Most of the above laws are easy enough to understand on a purely rational level for someone versed with popular science, with only the Law of Planes requiring some deep reflection to get grasp of. But the one perhaps of most interest unlocking the key of how to thrive (and I use that word cautiously …) in an age of industrial crises is the Law of Limits. This asserts that beauty and creativity can only flow when some concrete limit is placed on something. Given that everything has a concrete limit placed on it – but that modern though insists that this is otherwise – recognition of this fact allows for a blossoming of possibilities. Music is better when performed within the conventional limits of keys and scales placed on it, as is art. The implication is that life lived with the recognition of hard limits is in fact the opposite of restricting, and an acknowledgement of that fact opens up numerous possibilities.

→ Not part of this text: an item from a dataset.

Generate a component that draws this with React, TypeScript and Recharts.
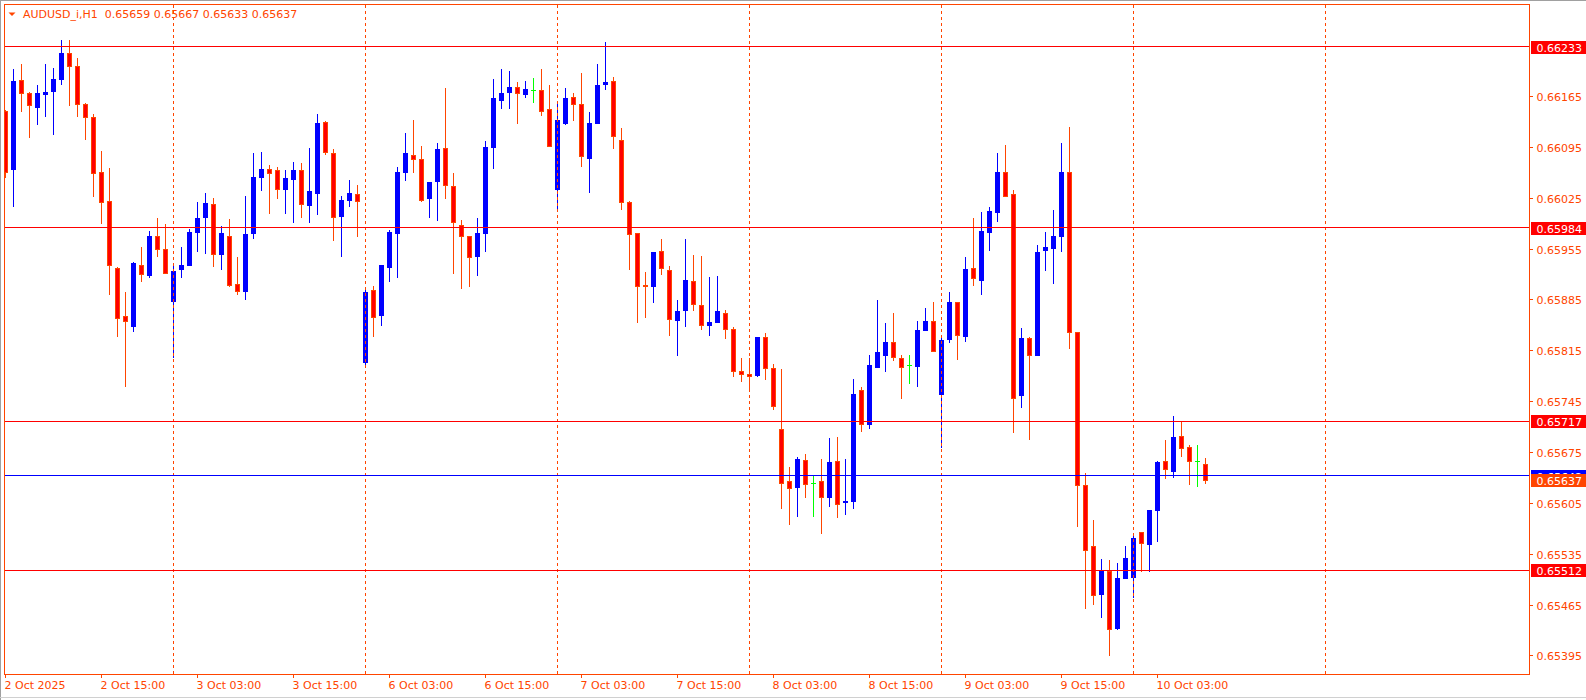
import React from "react";
import { ComposedChart, Bar, XAxis, YAxis, ReferenceLine } from "recharts";

// AUDUSD_i H1 candles, 2 Oct 03:00 .. 10 Oct 09:00
const OPEN = [
  0.66144, 0.66065, 0.66187, 0.66169, 0.6615, 0.66168, 0.66172, 0.66189, 0.66224, 0.66206,
  0.66154, 0.66136, 0.6606, 0.6602, 0.65928, 0.65862, 0.65849, 0.65933, 0.65919, 0.65972,
  0.65954, 0.65883, 0.65927, 0.65933, 0.65978, 0.65998, 0.66016, 0.65948, 0.65972, 0.65906,
  0.65896, 0.65977, 0.66053, 0.66065, 0.66063, 0.66037, 0.66051, 0.66063, 0.66015, 0.66032,
  0.66129, 0.66087, 0.66, 0.66022, 0.6603, 0.65799, 0.65898, 0.65863, 0.6593, 0.65976,
  0.66061, 0.66084, 0.66079, 0.66024, 0.66048, 0.66094, 0.66041, 0.65987, 0.65972, 0.65945,
  0.65976, 0.66095, 0.6616, 0.66171, 0.66177, 0.66168, 0.66173, 0.66173, 0.66147, 0.66037,
  0.66128, 0.66164, 0.66154, 0.6608, 0.66128, 0.66181, 0.66186, 0.66104, 0.66019, 0.65976,
  0.65905, 0.65903, 0.65951, 0.65926, 0.65857, 0.6587, 0.6591, 0.65878, 0.6585, 0.65854,
  0.65867, 0.65844, 0.65787, 0.65782, 0.65781, 0.65833, 0.6579, 0.65707, 0.65635, 0.65627,
  0.65664, 0.65632, 0.65635, 0.65613, 0.65662, 0.65606, 0.65607, 0.6576, 0.65713, 0.65792,
  0.65808, 0.65827, 0.65804, 0.65795, 0.65794, 0.65843, 0.65855, 0.65755, 0.6583, 0.65882,
  0.65834, 0.65928, 0.65912, 0.65978, 0.66006, 0.66061, 0.6603, 0.65753, 0.65832, 0.65809,
  0.65953, 0.65956, 0.65972, 0.6606, 0.6584, 0.65629, 0.65545, 0.65479, 0.65511, 0.65433,
  0.65501, 0.65503, 0.65565, 0.65548, 0.65595, 0.65662, 0.65649, 0.65697, 0.65682, 0.65662,
  0.65659,
];
const HIGH = [
  0.66146, 0.66202, 0.66209, 0.66171, 0.6618, 0.66209, 0.66204, 0.66242, 0.66242, 0.66218,
  0.66155, 0.6614, 0.66089, 0.66066, 0.65929, 0.65895, 0.65936, 0.65957, 0.65979, 0.65997,
  0.65989, 0.65932, 0.65957, 0.65982, 0.66019, 0.66032, 0.66025, 0.65986, 0.65996, 0.65944,
  0.66027, 0.66087, 0.66088, 0.6607, 0.66067, 0.66063, 0.66074, 0.66073, 0.66094, 0.6614,
  0.66131, 0.66092, 0.66027, 0.66049, 0.66043, 0.65902, 0.65904, 0.65932, 0.6598, 0.66067,
  0.66114, 0.66132, 0.66096, 0.66047, 0.661, 0.66176, 0.66059, 0.65994, 0.65972, 0.65997,
  0.66103, 0.66188, 0.66202, 0.662, 0.66184, 0.66186, 0.6619, 0.66202, 0.6618, 0.66154,
  0.66176, 0.66169, 0.66197, 0.66143, 0.66209, 0.66239, 0.66191, 0.66121, 0.66021, 0.65976,
  0.65923, 0.6595, 0.65968, 0.65931, 0.65884, 0.65968, 0.65946, 0.65945, 0.65916, 0.65917,
  0.6587, 0.65847, 0.65804, 0.65804, 0.65833, 0.65839, 0.65796, 0.65789, 0.65654, 0.65668,
  0.65672, 0.65643, 0.65665, 0.65694, 0.65696, 0.65665, 0.65776, 0.65765, 0.65809, 0.65884,
  0.65853, 0.65866, 0.65808, 0.65808, 0.65855, 0.65873, 0.65882, 0.65833, 0.65895, 0.65882,
  0.65943, 0.65997, 0.66005, 0.66012, 0.66087, 0.66098, 0.66035, 0.65846, 0.65833, 0.6596,
  0.65978, 0.66008, 0.661, 0.66122, 0.6584, 0.65646, 0.65581, 0.65528, 0.65526, 0.65522,
  0.65545, 0.65563, 0.65565, 0.65595, 0.65663, 0.65691, 0.65725, 0.65717, 0.65685, 0.65685,
  0.65667,
];
const LOW = [
  0.66053, 0.66014, 0.66145, 0.66109, 0.66127, 0.66137, 0.66113, 0.66182, 0.66153, 0.66138,
  0.66106, 0.66028, 0.6599, 0.65892, 0.65834, 0.65766, 0.65842, 0.65911, 0.65916, 0.65945,
  0.65921, 0.65806, 0.65916, 0.65932, 0.65952, 0.65949, 0.65931, 0.65927, 0.65903, 0.65892,
  0.65886, 0.6597, 0.66035, 0.66004, 0.66024, 0.66004, 0.65991, 0.65998, 0.65991, 0.66002,
  0.66085, 0.65967, 0.65945, 0.66014, 0.65973, 0.65793, 0.65834, 0.6585, 0.65911, 0.65916,
  0.6605, 0.66061, 0.6602, 0.65999, 0.65995, 0.66025, 0.65922, 0.65901, 0.65903, 0.65918,
  0.65952, 0.66066, 0.66148, 0.66149, 0.66128, 0.66163, 0.66157, 0.66139, 0.66096, 0.66008,
  0.66126, 0.66132, 0.66069, 0.66033, 0.66128, 0.66175, 0.66094, 0.6601, 0.65927, 0.65854,
  0.65861, 0.65881, 0.6592, 0.65836, 0.65808, 0.65848, 0.65871, 0.65845, 0.65836, 0.65854,
  0.65832, 0.65779, 0.65773, 0.65759, 0.6578, 0.65776, 0.65734, 0.65598, 0.65576, 0.65587,
  0.65613, 0.65587, 0.65563, 0.656, 0.65585, 0.6559, 0.65598, 0.65704, 0.65708, 0.65792,
  0.65786, 0.65801, 0.6575, 0.6577, 0.65766, 0.65843, 0.65814, 0.65682, 0.65827, 0.65803,
  0.65828, 0.65905, 0.65893, 0.65953, 0.65993, 0.66028, 0.65703, 0.65737, 0.65693, 0.65808,
  0.65926, 0.65907, 0.65951, 0.65818, 0.65573, 0.6546, 0.65466, 0.65448, 0.65396, 0.65432,
  0.65501, 0.65475, 0.65511, 0.65511, 0.65552, 0.65639, 0.6564, 0.65669, 0.65631, 0.65628,
  0.65633,
];
const CLOSE = [
  0.6606, 0.66186, 0.66169, 0.66152, 0.66169, 0.66171, 0.66188, 0.66224, 0.66207, 0.66154,
  0.66136, 0.66059, 0.66019, 0.65932, 0.6586, 0.65855, 0.65935, 0.6592, 0.65972, 0.65954,
  0.65921, 0.65924, 0.65932, 0.65978, 0.65997, 0.66018, 0.65948, 0.65976, 0.65905, 0.65897,
  0.65975, 0.66054, 0.66065, 0.66059, 0.66037, 0.66052, 0.66063, 0.66016, 0.66034, 0.66128,
  0.66088, 0.65998, 0.66022, 0.66032, 0.66021, 0.65895, 0.65861, 0.65932, 0.65978, 0.6606,
  0.66087, 0.66078, 0.66022, 0.66047, 0.66092, 0.66042, 0.65991, 0.65972, 0.65944, 0.65976,
  0.66095, 0.66162, 0.66169, 0.66177, 0.66169, 0.66175, 0.66173, 0.66145, 0.66096, 0.66132,
  0.66162, 0.66154, 0.66082, 0.66128, 0.6618, 0.66184, 0.6611, 0.66019, 0.65975, 0.65903,
  0.65903, 0.6595, 0.65928, 0.65858, 0.65869, 0.65912, 0.65879, 0.6585, 0.65854, 0.65869,
  0.65844, 0.65786, 0.65782, 0.65779, 0.65833, 0.65791, 0.65739, 0.65633, 0.65626, 0.65665,
  0.65631, 0.65632, 0.65613, 0.65661, 0.65604, 0.65608, 0.65755, 0.65713, 0.65795, 0.65813,
  0.65826, 0.65806, 0.65792, 0.65795, 0.65843, 0.65855, 0.65814, 0.65829, 0.65882, 0.65836,
  0.65927, 0.65914, 0.65979, 0.66007, 0.6606, 0.66028, 0.65749, 0.65832, 0.65808, 0.6595,
  0.65957, 0.65973, 0.6606, 0.6584, 0.65629, 0.6554, 0.65478, 0.65511, 0.65432, 0.65501,
  0.65529, 0.65556, 0.6555, 0.65595, 0.65661, 0.65651, 0.65696, 0.6568, 0.65662, 0.65662,
  0.65637,
];

// bar index of each time label, and the labels
const X_TICKS = [0, 12, 24, 36, 48, 60, 72, 84, 96, 108, 120, 132, 144];
const X_LABELS = [
  "2 Oct 2025", "2 Oct 15:00", "3 Oct 03:00", "3 Oct 15:00", "6 Oct 03:00",
  "6 Oct 15:00", "7 Oct 03:00", "7 Oct 15:00", "8 Oct 03:00", "8 Oct 15:00",
  "9 Oct 03:00", "9 Oct 15:00", "10 Oct 03:00",
];
// bars that open a new day (period separators)
const DAY_STARTS = [21, 45, 69, 93, 117, 141, 165];

const PRICE_TICKS = [
  0.65395, 0.65465, 0.65535, 0.65605, 0.65675, 0.65745,
  0.65815, 0.65885, 0.65955, 0.66025, 0.66095, 0.66165,
];
const LEVELS = [0.66233, 0.65984, 0.65717, 0.65512];
const ASK_PRICE = 0.65642;
const SYMBOL = "AUDUSD_i,H1";

const W = 1586;
const H = 700;
const FONT = '"DejaVu Sans", Verdana, sans-serif';
const EDGE = "#FF4500";
const BULL = "#0000FF";
const BEAR = "#FF0000";
const DOJI = "#00FF00";

const LAST = CLOSE.length - 1;
const LAST_PRICE = CLOSE[LAST];

const data = OPEN.map((o, i) => ({
  i,
  o,
  h: HIGH[i],
  l: LOW[i],
  c: CLOSE[i],
  range: [LOW[i], HIGH[i]],
}));

function Candle(props: any) {
  const { x, y, width, height, payload } = props;
  if (!payload || x == null || y == null) return null;
  const { o, h, l, c } = payload;
  const cx = Math.floor(x + width / 2) + 0.5;
  const py = (v: number) => y + ((h - v) / (h - l)) * height;
  const yHigh = Math.round(y);
  const yLow = Math.round(y + height);
  const top = Math.round(py(Math.max(o, c)));
  const bot = Math.round(py(Math.min(o, c)));

  if (o === c) {
    return (
      <g>
        <rect x={cx - 0.5} y={yHigh} width={1} height={yLow - yHigh + 1} fill={DOJI} />
        <rect x={cx - 2.5} y={top} width={5} height={1} fill={DOJI} />
      </g>
    );
  }
  if (c > o) {
    return (
      <g>
        <rect x={cx - 0.5} y={yHigh} width={1} height={yLow - yHigh + 1} fill={BULL} />
        <rect x={cx - 2.5} y={top} width={5} height={Math.max(1, bot - top + 1)} fill={BULL} />
      </g>
    );
  }
  return (
    <g>
      <rect x={cx - 0.5} y={yHigh} width={1} height={yLow - yHigh + 1} fill={EDGE} />
      <rect
        x={cx - 2}
        y={top + 0.5}
        width={4}
        height={Math.max(0, bot - top)}
        fill={BEAR}
        stroke={EDGE}
        strokeWidth={1}
      />
    </g>
  );
}

function PriceTick(props: any) {
  const { x, y, payload } = props;
  const v: number = payload.value;
  const ty = Math.round(y);
  const text = v.toFixed(5);
  let bg: string | null = null;
  if (v === ASK_PRICE) bg = BULL;
  else if (v === LAST_PRICE) bg = EDGE;
  else if (LEVELS.includes(v)) bg = BEAR;
  if (bg) {
    return (
      <g>
        <rect x={x + 2} y={ty - 6} width={57} height={13} fill={bg} />
        <text x={x + 7.5} y={ty + 4.5} fill="#FFFFFF" fontSize={11} fontFamily={FONT}>
          {text}
        </text>
      </g>
    );
  }
  return (
    <g>
      <line x1={x} x2={x + 4} y1={ty + 0.5} y2={ty + 0.5} stroke={EDGE} />
      <text x={x + 7.5} y={ty + 4.5} fill={EDGE} fontSize={11} fontFamily={FONT}>
        {text}
      </text>
    </g>
  );
}

function TimeTick(props: any) {
  const { x, y, payload } = props;
  const k = X_TICKS.indexOf(payload.value);
  const tx = Math.floor(x) + 0.5;
  return (
    <g>
      <line x1={tx} x2={tx} y1={y} y2={y + 4} stroke={EDGE} />
      <text x={tx - 1} y={y + 15} fill={EDGE} fontSize={11} fontFamily={FONT}>
        {X_LABELS[k]}
      </text>
    </g>
  );
}

export default function App() {
  const title = `${SYMBOL}  ${OPEN[LAST].toFixed(5)} ${HIGH[LAST].toFixed(5)} ${LOW[LAST].toFixed(5)} ${CLOSE[LAST].toFixed(5)}`;

  return (
    <div
      style={{
        position: "absolute",
        left: 0,
        top: 0,
        width: W,
        height: H,
        background: "#FFFFFF",
        overflow: "hidden",
        fontFamily: FONT,
      }}
    >
      <ComposedChart
        width={W}
        height={H}
        data={data}
        margin={{ top: 4, right: 0, bottom: 0, left: 4 }}
      >
        <XAxis
          dataKey="i"
          type="number"
          domain={[-0.1875, 190.4375]}
          allowDataOverflow
          ticks={X_TICKS}
          interval={0}
          height={26}
          axisLine={false}
          tickLine={false}
          tickSize={0}
          tickMargin={0}
          tick={(p: any) => <TimeTick {...p} />}
        />
        <YAxis
          orientation="right"
          type="number"
          domain={[0.653694, 0.662917]}
          allowDataOverflow
          ticks={[...PRICE_TICKS, ASK_PRICE, ...LEVELS, LAST_PRICE]}
          interval={0}
          width={57}
          axisLine={false}
          tickLine={false}
          tickSize={0}
          tickMargin={0}
          tick={(p: any) => <PriceTick {...p} />}
        />
        {DAY_STARTS.map((d) => (
          <ReferenceLine
            key={`d${d}`}
            x={d}
            stroke={EDGE}
            strokeDasharray="3 3"
            shapeRendering="crispEdges"
          />
        ))}
        <Bar
          dataKey="range"
          barSize={6}
          isAnimationActive={false}
          shape={(p: any) => <Candle {...p} />}
        />
        {LEVELS.map((lv) => (
          <ReferenceLine key={`l${lv}`} y={lv} stroke={BEAR} shapeRendering="crispEdges" />
        ))}
        <ReferenceLine y={ASK_PRICE} stroke={BULL} shapeRendering="crispEdges" />
      </ComposedChart>

      {/* chart frame */}
      <div
        style={{
          position: "absolute",
          left: 4,
          top: 4,
          width: 1526,
          height: 671,
          border: `1px solid ${EDGE}`,
          boxSizing: "border-box",
          pointerEvents: "none",
        }}
      />
      <svg
        width={W}
        height={H}
        style={{ position: "absolute", left: 0, top: 0, pointerEvents: "none" }}
      >
        <rect x={0} y={0} width={W} height={1} fill="#A0A0A0" />
        <rect x={0} y={0} width={1} height={H} fill="#A0A0A0" />
        <rect x={0} y={697} width={W} height={1} fill="#D0D0D0" />
        <path d="M8.5 12.5 L15.5 12.5 L12 16 Z" fill={EDGE} />
        <text x={23} y={17.5} fill={EDGE} fontSize={11} fontFamily={FONT} style={{ whiteSpace: "pre" }}>
          {title}
        </text>
      </svg>
    </div>
  );
}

The latter sections of the book deal with how to use the teachings in your own life and Greer admits that the book is not a definitive look at the mystery schools, but is more like a tempting morsel of bait that might attract those who are predisposed to study the teachings in greater depth to seek out their own mystery school teacher. As such it provided me with a great deal of insight into the nature of the disastrous ways in which industrial civilization has backed us into our current predicament and, more importantly, ways in which we can align ourselves better for a future more harmoniously in line with the natural systems that birthed us and of which we are a part of. I'd highly recommend the book to anyone with an even half-open mind to the idea that there might be something more to the universe than a great cosmic atomic game of billiards. What's more it is also an important addition to arsenal of anyone who considers that ecology matters in the ongoing fight to convince others that what we do to the environment we do to ourselves.